Finland is host to a welter of festivals every summer – there’s even a website dedicated to the cause (www.festivalsfinland.fi). It’s maybe in the nature of a country that sees such a prolonged winter season that socialising is concentrated into the 3 months of summer with schools finishing at the end of May, in earlier times enabling the pre-adult population to turn to with the farmwork. Many folk do return during the summer to their birthplaces, but usually to spend time in the family mökki – often more of a summer residence than a cabin, preferably located on a lakeshore, and preferably at a considerable distance from any neighbours. However when the social spirits are let loose, they do so with an abandon, either around the outdoor grilli or in the sauna, or more officially at a festival. The most famous is probably the Savonlinna Opera Festival held in a majestic lakeside castle towards the east, or the Pori Jazz Festival in the western port of the same name. But there are a plethora of more modest events catering for tastes as diverse as American bluegrass music or modern film in Lapland.

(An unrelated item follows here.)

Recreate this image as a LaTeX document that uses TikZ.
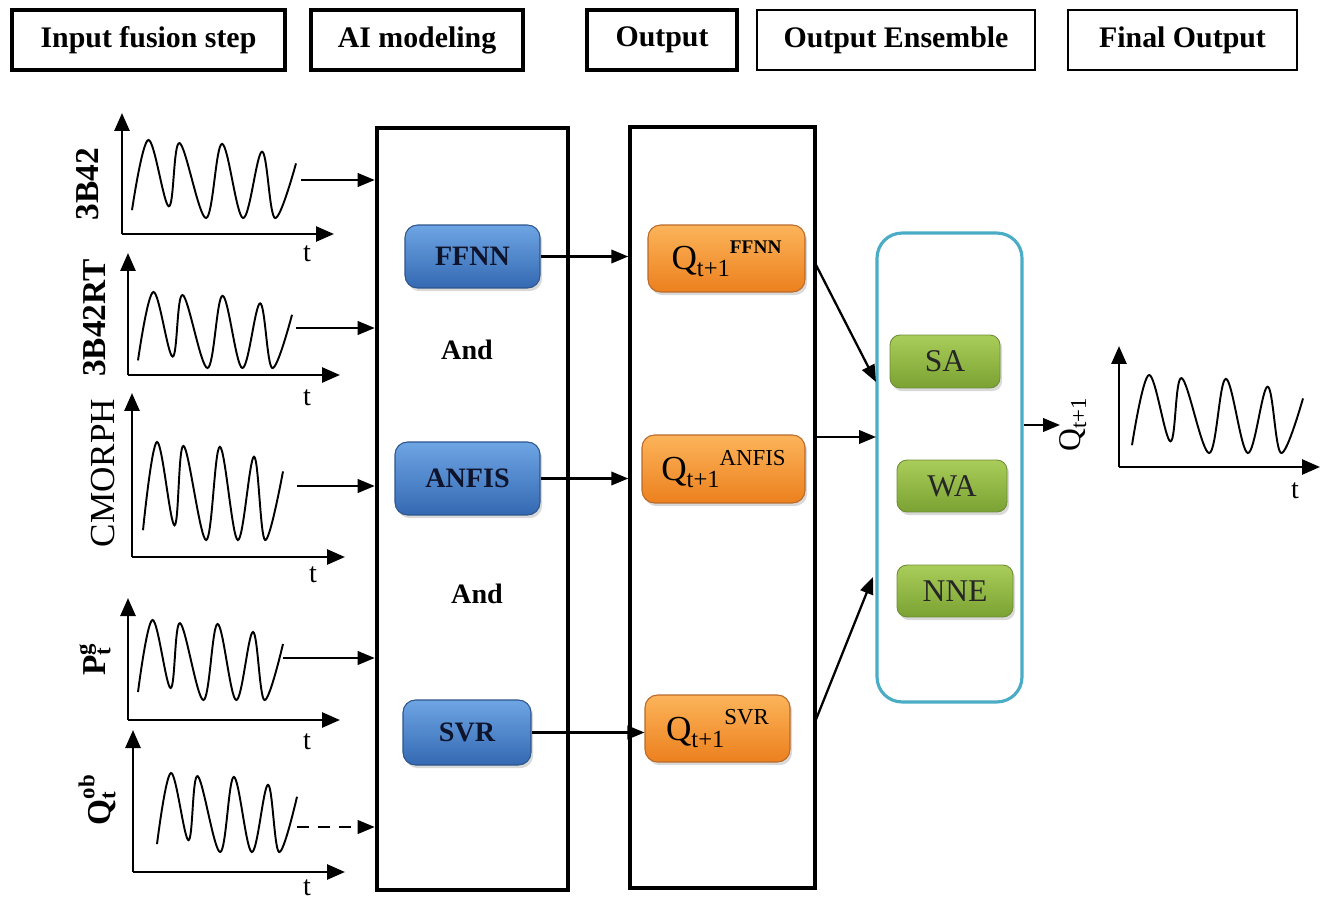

Rääkylä is a good example of Finland’s ability to combine the small scale with high quality. The music surprisingly ranged from progressive modern jazz of Trio Töykeät to standard displays of Scandinavian violin troubadours, and in the international sphere from a spirited troupe of 20-odd wailing and gyrating Russian octogenarians from the Finno-Urgric region of Volga region of Lydia, to leather-clad American androgenoids from LA (Suddenly Finnish) singing in adopted Finnish somewhat in the style of their inspirers Wäätinä. And don't forget Helsinki Morrisers spirited performances around the festival sight, and late night in the café tent. It seems that in deepest Finland, in lightest summer, anything is possible.